_MATERIAL PROVIDED_:
# # #

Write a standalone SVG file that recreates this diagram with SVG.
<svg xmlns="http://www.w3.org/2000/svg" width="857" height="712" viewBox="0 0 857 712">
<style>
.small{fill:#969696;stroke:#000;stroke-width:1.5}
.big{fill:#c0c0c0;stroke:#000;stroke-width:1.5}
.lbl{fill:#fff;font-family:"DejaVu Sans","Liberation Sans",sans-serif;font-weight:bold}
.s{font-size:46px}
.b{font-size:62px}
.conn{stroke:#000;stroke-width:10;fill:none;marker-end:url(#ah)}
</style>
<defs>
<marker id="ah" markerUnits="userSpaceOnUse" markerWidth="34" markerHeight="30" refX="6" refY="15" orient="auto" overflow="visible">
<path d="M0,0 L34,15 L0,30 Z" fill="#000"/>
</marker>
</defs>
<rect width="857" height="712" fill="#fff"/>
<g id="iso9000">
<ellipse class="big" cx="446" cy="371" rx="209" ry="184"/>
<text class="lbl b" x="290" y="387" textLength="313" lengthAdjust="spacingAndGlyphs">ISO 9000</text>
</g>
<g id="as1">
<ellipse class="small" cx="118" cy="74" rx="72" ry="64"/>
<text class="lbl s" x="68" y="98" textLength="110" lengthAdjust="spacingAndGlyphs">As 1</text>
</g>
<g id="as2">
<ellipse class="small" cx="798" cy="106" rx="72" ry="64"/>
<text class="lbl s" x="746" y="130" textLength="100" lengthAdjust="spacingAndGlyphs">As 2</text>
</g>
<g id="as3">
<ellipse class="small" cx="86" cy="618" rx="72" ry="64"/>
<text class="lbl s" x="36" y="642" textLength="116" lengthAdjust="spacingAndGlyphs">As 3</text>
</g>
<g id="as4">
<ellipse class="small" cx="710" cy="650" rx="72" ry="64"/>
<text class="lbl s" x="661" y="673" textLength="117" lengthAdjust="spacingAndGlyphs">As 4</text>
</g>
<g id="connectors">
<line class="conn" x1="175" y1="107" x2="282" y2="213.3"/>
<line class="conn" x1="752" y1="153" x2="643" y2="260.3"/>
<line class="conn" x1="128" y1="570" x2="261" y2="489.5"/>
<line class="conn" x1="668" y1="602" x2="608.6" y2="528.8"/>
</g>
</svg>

# # #

_YOUR GOAL_: Copy all the lines, exactly.

_ANSWER TO THIS PROBLEM_:
Write a standalone SVG file that recreates this diagram with SVG.
<svg xmlns="http://www.w3.org/2000/svg" width="857" height="712" viewBox="0 0 857 712">
<style>
.small{fill:#969696;stroke:#000;stroke-width:1.5}
.big{fill:#c0c0c0;stroke:#000;stroke-width:1.5}
.lbl{fill:#fff;font-family:"DejaVu Sans","Liberation Sans",sans-serif;font-weight:bold}
.s{font-size:46px}
.b{font-size:62px}
.conn{stroke:#000;stroke-width:10;fill:none;marker-end:url(#ah)}
</style>
<defs>
<marker id="ah" markerUnits="userSpaceOnUse" markerWidth="34" markerHeight="30" refX="6" refY="15" orient="auto" overflow="visible">
<path d="M0,0 L34,15 L0,30 Z" fill="#000"/>
</marker>
</defs>
<rect width="857" height="712" fill="#fff"/>
<g id="iso9000">
<ellipse class="big" cx="446" cy="371" rx="209" ry="184"/>
<text class="lbl b" x="290" y="387" textLength="313" lengthAdjust="spacingAndGlyphs">ISO 9000</text>
</g>
<g id="as1">
<ellipse class="small" cx="118" cy="74" rx="72" ry="64"/>
<text class="lbl s" x="68" y="98" textLength="110" lengthAdjust="spacingAndGlyphs">As 1</text>
</g>
<g id="as2">
<ellipse class="small" cx="798" cy="106" rx="72" ry="64"/>
<text class="lbl s" x="746" y="130" textLength="100" lengthAdjust="spacingAndGlyphs">As 2</text>
</g>
<g id="as3">
<ellipse class="small" cx="86" cy="618" rx="72" ry="64"/>
<text class="lbl s" x="36" y="642" textLength="116" lengthAdjust="spacingAndGlyphs">As 3</text>
</g>
<g id="as4">
<ellipse class="small" cx="710" cy="650" rx="72" ry="64"/>
<text class="lbl s" x="661" y="673" textLength="117" lengthAdjust="spacingAndGlyphs">As 4</text>
</g>
<g id="connectors">
<line class="conn" x1="175" y1="107" x2="282" y2="213.3"/>
<line class="conn" x1="752" y1="153" x2="643" y2="260.3"/>
<line class="conn" x1="128" y1="570" x2="261" y2="489.5"/>
<line class="conn" x1="668" y1="602" x2="608.6" y2="528.8"/>
</g>
</svg>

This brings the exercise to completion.